Where the string "chart" occurs in the material below, report the whole line.

***

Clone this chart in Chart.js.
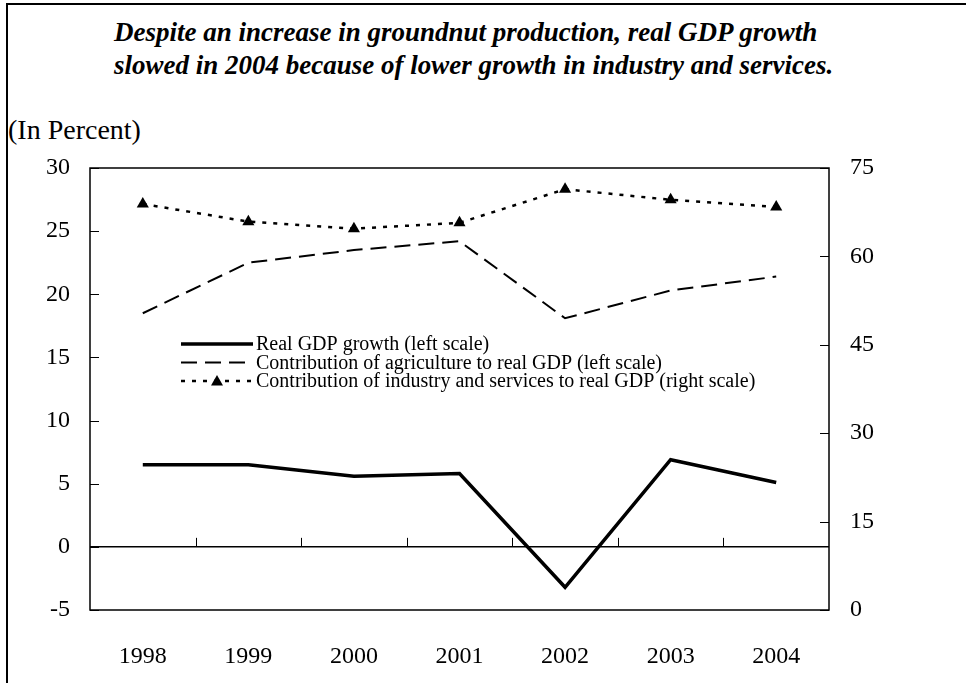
<!DOCTYPE html>
<html>
<head>
<meta charset="utf-8">
<title>Real GDP growth and sector contributions, 1998-2004</title>
<script src="https://cdn.jsdelivr.net/npm/chart.js@4.4.1/dist/chart.umd.min.js"></script>
<style>
  html, body { margin: 0; padding: 0; background: #fff; }
  #wrap { position: relative; width: 966px; height: 683px; overflow: hidden; }
  #frame {
    position: absolute; left: 6px; top: 3px; right: -10px; bottom: -10px;
    border-top: 2px solid #000; border-left: 2px solid #000;
  }
  .title {
    position: absolute; left: 114px; margin: 0; white-space: nowrap; line-height: 32px;
    font: italic bold 27px "Liberation Serif", "Times New Roman", serif; color: #000;
  }
  #unit {
    position: absolute; left: 8px; top: 114px; white-space: nowrap; line-height: 34px;
    font: 28px "Liberation Serif", "Times New Roman", serif; color: #000;
  }
  #chart { position: absolute; left: 0; top: 0; }
</style>
</head>
<body>
<div id="wrap">
  <div id="frame"></div>
  <div class="title" style="top:17px">Despite an increase in groundnut production, real GDP growth</div>
  <div class="title" style="top:50px">slowed in 2004 because of lower growth in industry and services.</div>
  <div id="unit">(In Percent)</div>
  <canvas id="chart" width="966" height="683"></canvas>
</div>
<script>
  'use strict';

  // Data
  const years = ['1998', '1999', '2000', '2001', '2002', '2003', '2004'];
  const realGdpGrowth = [6.5, 6.5, 5.6, 5.8, -3.2, 6.9, 5.1];          // left scale
  const agricultureContribution = [18.5, 22.5, 23.5, 24.2, 18.1, 20.3, 21.4]; // left scale
  const industryServicesContribution = [68.9, 65.9, 64.7, 65.7, 71.4, 69.6, 68.4]; // right scale

  const leftTicks = [-5, 0, 5, 10, 15, 20, 25, 30];
  const rightTicks = [0, 15, 30, 45, 60, 75];

  const legendLabels = [
    'Real GDP growth (left scale)',
    'Contribution of agriculture to real GDP (left scale)',
    'Contribution of industry and services to real GDP (right scale)'
  ];

  const serif = '"Liberation Serif", "Times New Roman", serif';

  /**
   * Plot frame, inward tick marks and the in-plot legend
   */
  const framePlugin = {
    id: 'framePlugin',
    afterDatasetsDraw(chart) {
      const { ctx, chartArea: a, scales } = chart;
      ctx.save();
      ctx.strokeStyle = '#000';
      ctx.lineWidth = 1.5;
      ctx.strokeRect(a.left, a.top, a.right - a.left, a.bottom - a.top);

      ctx.lineWidth = 1;
      ctx.beginPath();
      leftTicks.forEach(v => {
        const y = Math.round(scales.y.getPixelForValue(v)) + 0.5;
        ctx.moveTo(a.left, y);
        ctx.lineTo(a.left + 9, y);
      });
      rightTicks.forEach(v => {
        const y = Math.round(scales.y1.getPixelForValue(v)) + 0.5;
        ctx.moveTo(a.right - 9, y);
        ctx.lineTo(a.right, y);
      });
      // category boundary ticks sit on the zero line
      const zeroY = scales.y.getPixelForValue(0);
      for (let i = 0; i < years.length - 1; i++) {
        const x = Math.round((scales.x.getPixelForValue(i) + scales.x.getPixelForValue(i + 1)) / 2) + 0.5;
        ctx.moveTo(x, zeroY);
        ctx.lineTo(x, zeroY - 9);
      }
      ctx.stroke();

      // legend
      const x0 = 181, x1 = 253, tx = 256;
      const rows = [344, 362.5, 381];
      ctx.font = '20px ' + serif;
      ctx.textBaseline = 'middle';
      ctx.fillStyle = '#000';
      chart.data.datasets.forEach((ds, i) => {
        const y = rows[i];
        ctx.beginPath();
        ctx.lineWidth = ds.borderWidth;
        ctx.setLineDash(ds.borderDash || []);
        ctx.moveTo(x0, y);
        ctx.lineTo(x1, y);
        ctx.stroke();
        ctx.setLineDash([]);
        if (ds.pointStyle === 'triangle') {
          const cx = (x0 + x1) / 2, r = 6;
          ctx.beginPath();
          ctx.moveTo(cx, y - r);
          ctx.lineTo(cx + r, y + r * 0.75);
          ctx.lineTo(cx - r, y + r * 0.75);
          ctx.closePath();
          ctx.fill();
        }
        ctx.fillText(legendLabels[i], tx, y + 1);
      });
      ctx.restore();
    }
  };

  new Chart(document.getElementById('chart'), {
    type: 'line',
    data: {
      labels: years,
      datasets: [
        {
          label: legendLabels[0],
          data: realGdpGrowth,
          yAxisID: 'y',
          borderColor: '#000',
          borderWidth: 3.5,
          pointRadius: 0,
          tension: 0
        },
        {
          label: legendLabels[1],
          data: agricultureContribution,
          yAxisID: 'y',
          borderColor: '#000',
          borderWidth: 2,
          borderDash: [16, 8],
          pointRadius: 0,
          tension: 0
        },
        {
          label: legendLabels[2],
          data: industryServicesContribution,
          yAxisID: 'y1',
          borderColor: '#000',
          borderWidth: 2.5,
          borderDash: [4, 7],
          pointStyle: 'triangle',
          pointRadius: 7,
          pointBackgroundColor: '#000',
          pointBorderColor: '#000',
          pointBorderWidth: 0,
          tension: 0
        }
      ]
    },
    options: {
      responsive: false,
      animation: false,
      layout: { padding: { top: 168, left: 0, right: 0, bottom: 0 } },
      plugins: {
        legend: { display: false },
        tooltip: { enabled: false }
      },
      scales: {
        x: {
          offset: true,
          grid: { display: false },
          border: { display: false },
          ticks: { color: '#000', padding: 24, maxRotation: 0, font: { family: serif, size: 24 } },
          afterFit(scale) { scale.height = 73; }
        },
        y: {
          position: 'left',
          min: -5,
          max: 30,
          afterBuildTicks(scale) { scale.ticks = leftTicks.map(v => ({ value: v })); },
          grid: {
            drawTicks: false,
            color: ctx => (ctx.tick && ctx.tick.value === 0 ? '#000' : 'rgba(0,0,0,0)'),
            lineWidth: 1.5
          },
          border: { display: false },
          ticks: { color: '#000', padding: 20, font: { family: serif, size: 24 } },
          afterFit(scale) { scale.width = 90; }
        },
        y1: {
          position: 'right',
          min: 0,
          max: 75,
          afterBuildTicks(scale) { scale.ticks = rightTicks.map(v => ({ value: v })); },
          grid: { display: false, drawTicks: false },
          border: { display: false },
          ticks: { color: '#000', padding: 21, font: { family: serif, size: 24 } },
          afterFit(scale) { scale.width = 137; }
        }
      }
    },
    plugins: [framePlugin]
  });
</script>
</body>
</html>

***

**SOLUTION FOR THIS PROBLEM:**
Clone this chart in Chart.js.
<script src="https://cdn.jsdelivr.net/npm/chart.js@4.4.1/dist/chart.umd.min.js"></script>
  #chart { position: absolute; left: 0; top: 0; }
  <canvas id="chart" width="966" height="683"></canvas>
    afterDatasetsDraw(chart) {
      const { ctx, chartArea: a, scales } = chart;
      chart.data.datasets.forEach((ds, i) => {
  new Chart(document.getElementById('chart'), {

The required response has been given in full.